The Geotourism Challenge! Why, that was the program I had supervised at National Geographic in cooperation with Ashoka Changemakers. In the last of that competition’s three years, the InterAmerican Development Bank joined in, finding the Challenge competition a good way to screen funding applicants. I knew Sierra Gorda had made the cut but never knew what happened afterward. These signs were one of the benefits.

I feel absurdly pleased. We actually helped something happen, not in a distant Washington meeting room, but right here, on the ground, making a good place a little better.

Now Grupo Ecológico would like to ramp up tourism, but not too much and in the right way. I ask Pati what kind of visitors she hopes for there. Says she, with typical zest, “I want the finest human beings who want to be connected with nature.”

So go—if you’re worthy, that is! To learn more, check out our new videos about Sierra Gorda on the World’s Inspiring Places channel. A five-minute version focuses on Sierra Gorda as a travel experience:

For a deeper dive into how Grupo Ecológico works, watch the 13-minute WIP Documentary :

Practical points

Sierra Gorda is for true travelers, seeking authentic experiences amid gorgeous scenery, friendly people, healthy nature, and good food. It’s not for those who need coddling or pampering. Tourism here has so far been largely domestic, so most local folks speak only Spanish. If you don’t, you’ll need a phrasebook and (preferably) a good guide. Printed information is also in Spanish only, even the Grupo Ecológico poster signs and the explanatory plaques in the excellent little Jalpan historical museum.

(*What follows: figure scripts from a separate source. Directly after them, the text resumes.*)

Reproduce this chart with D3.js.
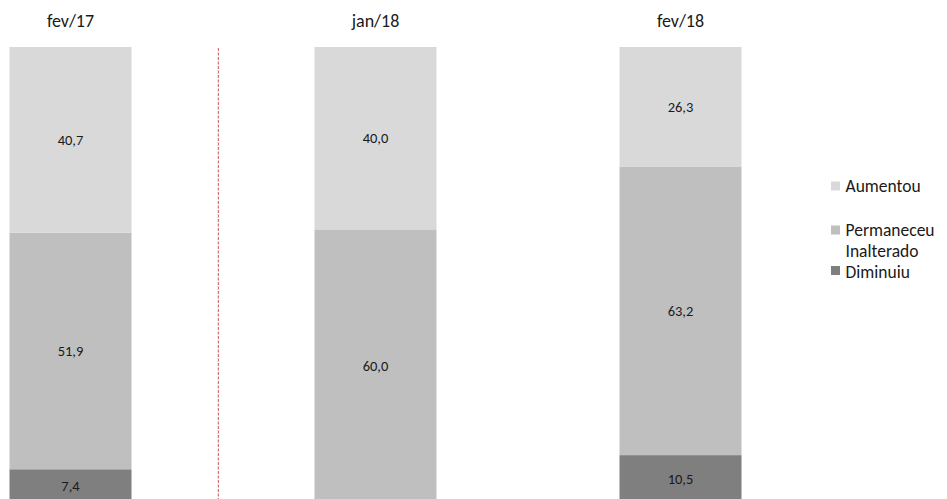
<!DOCTYPE html>
<html>
<head>
<meta charset="utf-8">
<script src="https://cdn.jsdelivr.net/npm/d3@7"></script>
<style>
  html, body { margin: 0; padding: 0; background: #fff; }
  svg { display: block; font-family: Carlito, Lato, "Liberation Sans", sans-serif; }
</style>
</head>
<body>
<svg id="chart" width="947" height="499"></svg>
<script>
// Períodos e séries (percentuais)
const periods = ["fev/17", "jan/18", "fev/18"];
const seriesNames = ["Diminuiu", "Permaneceu Inalterado", "Aumentou"];
const diminuiu = [7.4, null, 10.5];
const permaneceu = [51.9, 60.0, 63.2];
const aumentou = [40.7, 40.0, 26.3];
const colors = ["#7f7f7f", "#bfbfbf", "#d9d9d9"];

const rows = periods.map((p, i) => ({
  period: p,
  "Diminuiu": diminuiu[i] || 0,
  "Permaneceu Inalterado": permaneceu[i] || 0,
  "Aumentou": aumentou[i] || 0
}));

const svg = d3.select("#chart");

const barW = 122;
const step = 305;
const x0 = 70.5; // centro da primeira barra
const xc = d3.scalePoint().domain(periods).range([x0, x0 + step * (periods.length - 1)]);

// Escala vertical: a base das barras fica abaixo da borda da figura
const y = d3.scaleLinear().domain([0, 100]).range([503, 47]);

const stack = d3.stack().keys(seriesNames);
const layers = stack(rows);

const g = svg.append("g");

layers.forEach((layer, li) => {
  g.selectAll(null)
    .data(layer)
    .join("rect")
    .attr("x", d => xc(d.data.period) - barW / 2)
    .attr("width", barW)
    .attr("y", d => y(d[1]))
    .attr("height", d => y(d[0]) - y(d[1]))
    .attr("fill", colors[li]);
});

// Rótulos de valor
const fmt = v => d3.format(".1f")(v).replace(".", ",");
layers.forEach((layer, li) => {
  g.selectAll(null)
    .data(layer.filter(d => d[1] - d[0] > 0))
    .join("text")
    .attr("x", d => xc(d.data.period))
    .attr("y", d => (y(d[0]) + y(d[1])) / 2)
    .attr("dy", "0.35em")
    .attr("text-anchor", "middle")
    .attr("font-size", 14.5)
    .attr("fill", "#1a1a1a")
    .text(d => fmt(d[1] - d[0]));
});

// Títulos dos períodos
g.selectAll(null)
  .data(periods)
  .join("text")
  .attr("x", d => xc(d))
  .attr("y", 21)
  .attr("dy", "0.35em")
  .attr("text-anchor", "middle")
  .attr("font-size", 18)
  .attr("fill", "#1a1a1a")
  .text(d => d);

// Linha de separação tracejada
const sepX = (xc(periods[0]) + xc(periods[1])) / 2 - 4.7;
svg.append("line")
  .attr("x1", sepX).attr("x2", sepX)
  .attr("y1", 48).attr("y2", 499)
  .attr("stroke", "#c9545a")
  .attr("stroke-width", 1)
  .attr("stroke-dasharray", "3,1.5");

// Legenda
const legend = svg.append("g");
const legendItems = [
  { name: "Aumentou", color: colors[2], lines: ["Aumentou"], y: 186, ty: 186 },
  { name: "Permaneceu Inalterado", color: colors[1], lines: ["Permaneceu", "Inalterado"], y: 230, ty: 229.5 },
  { name: "Diminuiu", color: colors[0], lines: ["Diminuiu"], y: 270.5, ty: 272 }
];
legendItems.forEach(it => {
  legend.append("rect")
    .attr("x", 831).attr("y", it.y - 4.5)
    .attr("width", 9).attr("height", 9)
    .attr("fill", it.color);
  it.lines.forEach((ln, k) => {
    legend.append("text")
      .attr("x", 845.5)
      .attr("y", it.ty + k * 21)
      .attr("dy", "0.35em")
      .attr("font-size", 17.5)
      .attr("fill", "#1a1a1a")
      .text(ln);
  });
});
</script>
</body>
</html>
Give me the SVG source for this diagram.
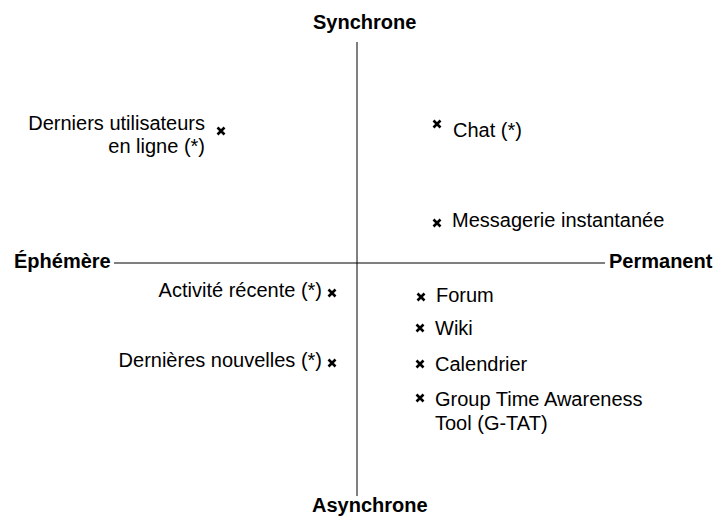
<svg xmlns="http://www.w3.org/2000/svg" width="715" height="518" viewBox="0 0 715 518">
<style>
text{font-family:"Liberation Sans",Arial,sans-serif;font-size:20px;fill:#000}
.b{font-weight:bold}
.r{text-anchor:end}
.x{stroke:#000;stroke-width:2.6;stroke-linecap:butt}
.ax{stroke:#000;stroke-width:1;fill:none}
</style>
<defs>
<path id="m" class="x" d="M-3.5,-3.5L3.5,3.5M3.5,-3.5L-3.5,3.5"/>
</defs>
<g id="axes">
<line class="ax" x1="357" y1="42" x2="357" y2="496"/>
<line class="ax" x1="114" y1="263" x2="605" y2="263" stroke="#555"/>
</g>
<g id="synchrone"><text class="b" x="313" y="29">Synchrone</text></g>
<g id="asynchrone"><text class="b" x="312" y="512">Asynchrone</text></g>
<g id="ephemere"><text class="b" x="14" y="268">Éphémère</text></g>
<g id="permanent"><text class="b" x="609" y="268">Permanent</text></g>
<g id="derniers-utilisateurs">
<use href="#m" x="221" y="131"/>
<text class="r" x="205" y="130">Derniers utilisateurs</text>
<text class="r" x="205" y="153">en ligne (*)</text>
</g>
<g id="chat"><use href="#m" x="437" y="124"/><text x="453" y="137">Chat (*)</text></g>
<g id="messagerie"><use href="#m" x="437" y="223"/><text x="452" y="227">Messagerie instantanée</text></g>
<g id="activite"><use href="#m" x="332" y="293"/><text class="r" x="322" y="297">Activité récente (*)</text></g>
<g id="nouvelles"><use href="#m" x="332" y="363"/><text class="r" x="322" y="367">Dernières nouvelles (*)</text></g>
<g id="forum"><use href="#m" x="421" y="297"/><text x="436" y="302">Forum</text></g>
<g id="wiki"><use href="#m" x="420" y="328"/><text x="435" y="335">Wiki</text></g>
<g id="calendrier"><use href="#m" x="420" y="364"/><text x="435" y="371">Calendrier</text></g>
<g id="gtat"><use href="#m" x="420" y="398"/><text x="435" y="406">Group Time Awareness</text><text x="435" y="430">Tool (G-TAT)</text></g>
</svg>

Cuatro Palos Ecolodge, Sierra Gorda. Photo: Jonathan Tourtellot

For reasonable comfort, you can stay in perfectly adequate hotels in the central town of Jalpan de Serra and make daytime forays into the surrounding countryside. For a closer-to-nature stay, try one of the sustainable ecolodges on the Lodging Trail. Facilities are basic but comfortable, often with your own bathroom. The remote Cabañas Rincon de Ojo de Agua even has a swimming pool. Be sure to admire the star-soaked night sky.

After three decades as a National Geographic senior editor and writer, Jonathan Tourtellot continues to work as a travel journalist and consultant in destination stewardship and sustainable tourism. He founded and ran National Geographic’s former Center for Sustainable Destinations and directs its successor, the Destination Stewardship Center. You can reach him at info@destinationcenter.org . His latest webinar is on Overtourism, conducted in cooperation with the George Washington University and Travel Massive.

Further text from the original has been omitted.